Data block:
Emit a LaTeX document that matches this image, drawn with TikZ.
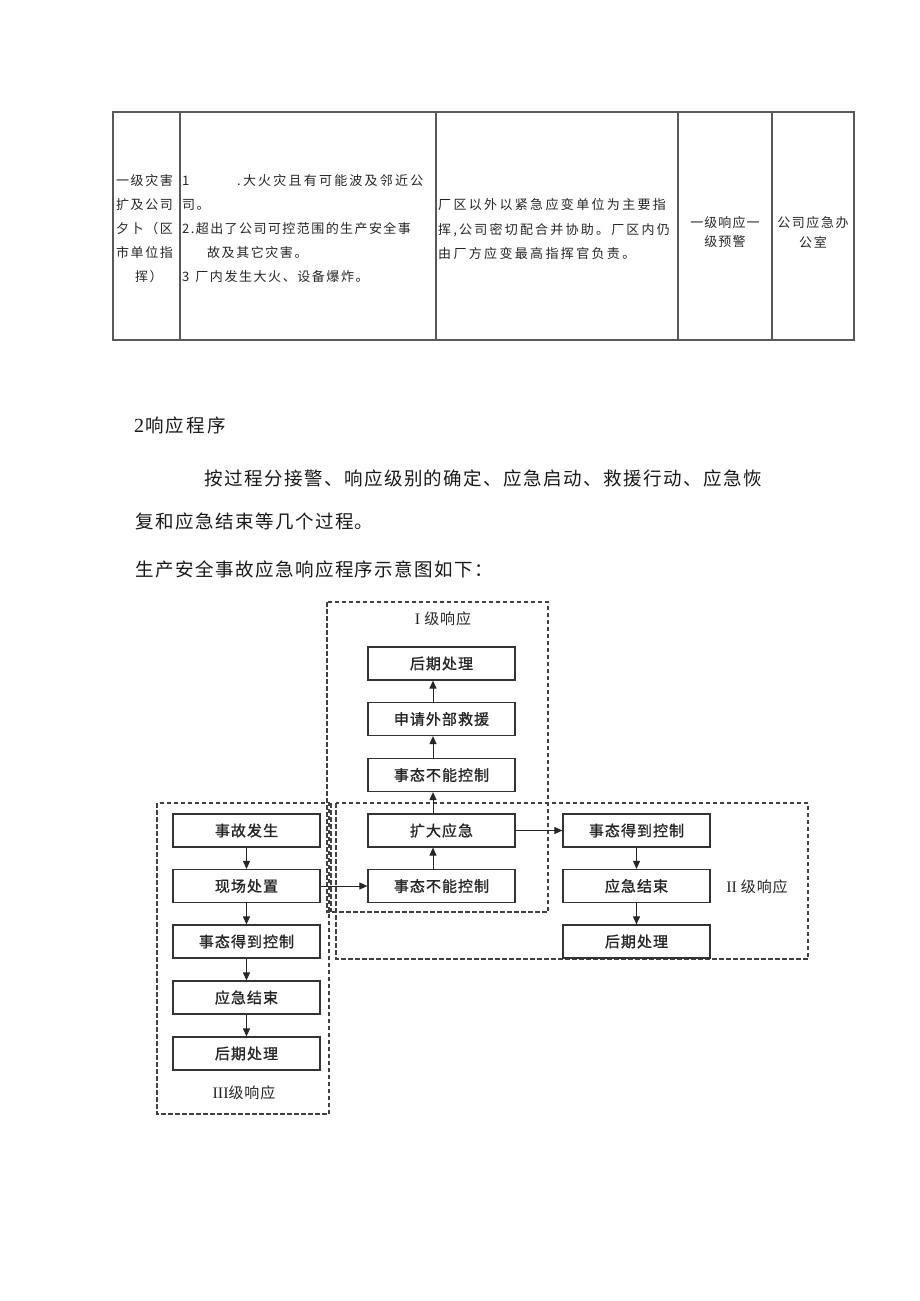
\documentclass[tikz,border=0pt]{standalone}
\usepackage{fontspec}
\usetikzlibrary{arrows.meta}
\newfontfamily\cjk{Noto Sans CJK SC}
\newfontfamily\cjkbold[FakeBold=1.2]{Noto Sans CJK SC}
\newfontfamily\romanum{Liberation Serif}
\newcommand{\ls}[1]{\addfontfeature{LetterSpace=#1}}
\tikzset{
  tab/.style={inner sep=0pt, anchor=west, text=black!85, font=\fontsize{13}{15}\selectfont\cjk},
  tabc/.style={tab, anchor=center},
  body/.style={inner sep=0pt, anchor=west, text=black!90, font=\fontsize{18.5}{20}\selectfont\cjk},
  box/.style={draw=black!80, line width=1.2pt, minimum width=147pt, minimum height=33pt,
    inner sep=0pt, text=black!85, font=\fontsize{15}{17}\selectfont\cjkbold\ls{7}},
  arr/.style={-{Triangle[length=8pt,width=7pt]}, line width=1pt, draw=black!85},
  frame/.style={dash pattern=on 4.5pt off 2.5pt, line width=1.1pt, draw=black!75},
  lab/.style={inner sep=0pt, text=black!85, font=\fontsize{15}{17}\selectfont\cjk\ls{6}},
  tline/.style={line width=1.1pt, draw=black!65}
}
\begin{document}
\begin{tikzpicture}[x=1pt,y=-1pt]
\fill[white] (0,0) rectangle (920,1301);
\useasboundingbox (0,0) rectangle (920,1301);

% ---- table ----
\draw[tline] (113,112) rectangle (854,340);
\foreach \xx in {180,436,678,772} \draw[tline] (\xx,112) -- (\xx,340);

\node[tab] (c1a) at (116,181) {\ls{12}一级灾害};
\node[tab] (c1b) at (116,205) {\ls{12}扩及公司};
\node[tab] (c1c) at (116,229) {\ls{12}夕卜（区};
\node[tab] (c1d) at (116,253) {\ls{12}市单位指};
\node[tab] (c1e) at (135,277) {\ls{12}挥）};

\node[tab] (c2a) at (182,181) {\ls{17}\makebox[55pt][l]{1}.大火灾且有可能波及邻近公};
\node[tab] (c2b) at (182,205) {\ls{12}司。};
\node[tab] (c2c) at (182,229) {\ls{11}2.超出了公司可控范围的生产安全事};
\node[tab] (c2d) at (207,253) {\ls{12}故及其它灾害。};
\node[tab] (c2e) at (182,277) {\ls{12}3\hspace{6pt}厂内发生大火、设备爆炸。};

\node[tab] (c3a) at (438,205) {\ls{18}厂区以外以紧急应变单位为主要指};
\node[tab] (c3b) at (438,230) {\ls{17}挥,\,公司密切配合并协助。厂区内仍};
\node[tab] (c3c) at (438,254) {\ls{18}由厂方应变最高指挥官负责。};

\node[tabc] (c4a) at (725,223) {\ls{8}一级响应一};
\node[tabc] (c4b) at (725,242) {\ls{8}级预警};
\node[tabc] (c5a) at (813,223) {\ls{12}公司应急办};
\node[tabc] (c5b) at (813,242) {\ls{12}公室};

% ---- text ----
\node[body] (head) at (134,425) {{\romanum\fontsize{20}{20}\selectfont 2}\hspace{1pt}\ls{12}响应程序};
\node[body] (p1) at (204,478) {\ls{8}按过程分接警、响应级别的确定、应急启动、救援行动、应急恢};
\node[body] (p2) at (135,521) {\ls{8}复和应急结束等几个过程。};
\node[body] (p3) at (135,569) {\ls{8}生产安全事故应急响应程序示意图如下：};

% ---- frames ----
\draw[frame] (327,602) rectangle (548,912);
\draw[frame] (336,803) rectangle (808,959);
\draw[frame] (157,803) rectangle (329,1114);
\draw[frame] (331,803) -- (331,912);

\node[lab] (labI) at (443,619) {{\romanum\fontsize{16}{17}\selectfont I}\hspace{4pt}级响应};
\node[lab] (labII) at (757,887) {{\romanum\fontsize{16}{17}\selectfont II}\hspace{4pt}级响应};
\node[lab] (labIII) at (244,1093) {{\romanum\fontsize{16}{17}\selectfont III}级响应};

% ---- level III column ----
\node[box] (s1) at (246.5,830.5) {事故发生};
\node[box] (s2) at (246.5,886) {现场处置};
\node[box] (s3) at (246.5,941.5) {事态得到控制};
\node[box] (s4) at (246.5,997.5) {应急结束};
\node[box] (s5) at (246.5,1053.5) {后期处理};

% ---- level I column ----
\node[box] (i5) at (441.5,663.5) {后期处理};
\node[box] (i4) at (441.5,719) {申请外部救援};
\node[box] (i3) at (441.5,775) {事态不能控制};
\node[box] (i2) at (441.5,830.5) {扩大应急};
\node[box] (i1) at (441.5,886) {事态不能控制};
\coordinate (ix) at (433,0);

% ---- level II column ----
\node[box] (t1) at (636.5,830.5) {事态得到控制};
\node[box] (t2) at (636.5,886) {应急结束};
\node[box] (t3) at (636.5,941.5) {后期处理};

% ---- arrows ----
\draw[arr] (s1) -- (s2);
\draw[arr] (s2) -- (s3);
\draw[arr] (s3) -- (s4);
\draw[arr] (s4) -- (s5);
\draw[arr] (s2) -- (i1);
\draw[arr] (i1.north -| ix) -- (i2.south -| ix);
\draw[arr] (i2.north -| ix) -- (i3.south -| ix);
\draw[arr] (i3.north -| ix) -- (i4.south -| ix);
\draw[arr] (i4.north -| ix) -- (i5.south -| ix);
\draw[arr] (i2) -- (t1);
\draw[arr] (t1) -- (t2);
\draw[arr] (t2) -- (t3);
\end{tikzpicture}
\end{document}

The task:
Leaving the pictures aside, transcribe the entire listing exactly.

Reply to the exercise:
Emit a LaTeX document that matches this image, drawn with TikZ.
\documentclass[tikz,border=0pt]{standalone}
\usepackage{fontspec}
\usetikzlibrary{arrows.meta}
\newfontfamily\cjk{Noto Sans CJK SC}
\newfontfamily\cjkbold[FakeBold=1.2]{Noto Sans CJK SC}
\newfontfamily\romanum{Liberation Serif}
\newcommand{\ls}[1]{\addfontfeature{LetterSpace=#1}}
\tikzset{
  tab/.style={inner sep=0pt, anchor=west, text=black!85, font=\fontsize{13}{15}\selectfont\cjk},
  tabc/.style={tab, anchor=center},
  body/.style={inner sep=0pt, anchor=west, text=black!90, font=\fontsize{18.5}{20}\selectfont\cjk},
  box/.style={draw=black!80, line width=1.2pt, minimum width=147pt, minimum height=33pt,
    inner sep=0pt, text=black!85, font=\fontsize{15}{17}\selectfont\cjkbold\ls{7}},
  arr/.style={-{Triangle[length=8pt,width=7pt]}, line width=1pt, draw=black!85},
  frame/.style={dash pattern=on 4.5pt off 2.5pt, line width=1.1pt, draw=black!75},
  lab/.style={inner sep=0pt, text=black!85, font=\fontsize{15}{17}\selectfont\cjk\ls{6}},
  tline/.style={line width=1.1pt, draw=black!65}
}
\begin{document}
\begin{tikzpicture}[x=1pt,y=-1pt]
\fill[white] (0,0) rectangle (920,1301);
\useasboundingbox (0,0) rectangle (920,1301);

% ---- table ----
\draw[tline] (113,112) rectangle (854,340);
\foreach \xx in {180,436,678,772} \draw[tline] (\xx,112) -- (\xx,340);

\node[tab] (c1a) at (116,181) {\ls{12}一级灾害};
\node[tab] (c1b) at (116,205) {\ls{12}扩及公司};
\node[tab] (c1c) at (116,229) {\ls{12}夕卜（区};
\node[tab] (c1d) at (116,253) {\ls{12}市单位指};
\node[tab] (c1e) at (135,277) {\ls{12}挥）};

\node[tab] (c2a) at (182,181) {\ls{17}\makebox[55pt][l]{1}.大火灾且有可能波及邻近公};
\node[tab] (c2b) at (182,205) {\ls{12}司。};
\node[tab] (c2c) at (182,229) {\ls{11}2.超出了公司可控范围的生产安全事};
\node[tab] (c2d) at (207,253) {\ls{12}故及其它灾害。};
\node[tab] (c2e) at (182,277) {\ls{12}3\hspace{6pt}厂内发生大火、设备爆炸。};

\node[tab] (c3a) at (438,205) {\ls{18}厂区以外以紧急应变单位为主要指};
\node[tab] (c3b) at (438,230) {\ls{17}挥,\,公司密切配合并协助。厂区内仍};
\node[tab] (c3c) at (438,254) {\ls{18}由厂方应变最高指挥官负责。};

\node[tabc] (c4a) at (725,223) {\ls{8}一级响应一};
\node[tabc] (c4b) at (725,242) {\ls{8}级预警};
\node[tabc] (c5a) at (813,223) {\ls{12}公司应急办};
\node[tabc] (c5b) at (813,242) {\ls{12}公室};

% ---- text ----
\node[body] (head) at (134,425) {{\romanum\fontsize{20}{20}\selectfont 2}\hspace{1pt}\ls{12}响应程序};
\node[body] (p1) at (204,478) {\ls{8}按过程分接警、响应级别的确定、应急启动、救援行动、应急恢};
\node[body] (p2) at (135,521) {\ls{8}复和应急结束等几个过程。};
\node[body] (p3) at (135,569) {\ls{8}生产安全事故应急响应程序示意图如下：};

% ---- frames ----
\draw[frame] (327,602) rectangle (548,912);
\draw[frame] (336,803) rectangle (808,959);
\draw[frame] (157,803) rectangle (329,1114);
\draw[frame] (331,803) -- (331,912);

\node[lab] (labI) at (443,619) {{\romanum\fontsize{16}{17}\selectfont I}\hspace{4pt}级响应};
\node[lab] (labII) at (757,887) {{\romanum\fontsize{16}{17}\selectfont II}\hspace{4pt}级响应};
\node[lab] (labIII) at (244,1093) {{\romanum\fontsize{16}{17}\selectfont III}级响应};

% ---- level III column ----
\node[box] (s1) at (246.5,830.5) {事故发生};
\node[box] (s2) at (246.5,886) {现场处置};
\node[box] (s3) at (246.5,941.5) {事态得到控制};
\node[box] (s4) at (246.5,997.5) {应急结束};
\node[box] (s5) at (246.5,1053.5) {后期处理};

% ---- level I column ----
\node[box] (i5) at (441.5,663.5) {后期处理};
\node[box] (i4) at (441.5,719) {申请外部救援};
\node[box] (i3) at (441.5,775) {事态不能控制};
\node[box] (i2) at (441.5,830.5) {扩大应急};
\node[box] (i1) at (441.5,886) {事态不能控制};
\coordinate (ix) at (433,0);

% ---- level II column ----
\node[box] (t1) at (636.5,830.5) {事态得到控制};
\node[box] (t2) at (636.5,886) {应急结束};
\node[box] (t3) at (636.5,941.5) {后期处理};

% ---- arrows ----
\draw[arr] (s1) -- (s2);
\draw[arr] (s2) -- (s3);
\draw[arr] (s3) -- (s4);
\draw[arr] (s4) -- (s5);
\draw[arr] (s2) -- (i1);
\draw[arr] (i1.north -| ix) -- (i2.south -| ix);
\draw[arr] (i2.north -| ix) -- (i3.south -| ix);
\draw[arr] (i3.north -| ix) -- (i4.south -| ix);
\draw[arr] (i4.north -| ix) -- (i5.south -| ix);
\draw[arr] (i2) -- (t1);
\draw[arr] (t1) -- (t2);
\draw[arr] (t2) -- (t3);
\end{tikzpicture}
\end{document}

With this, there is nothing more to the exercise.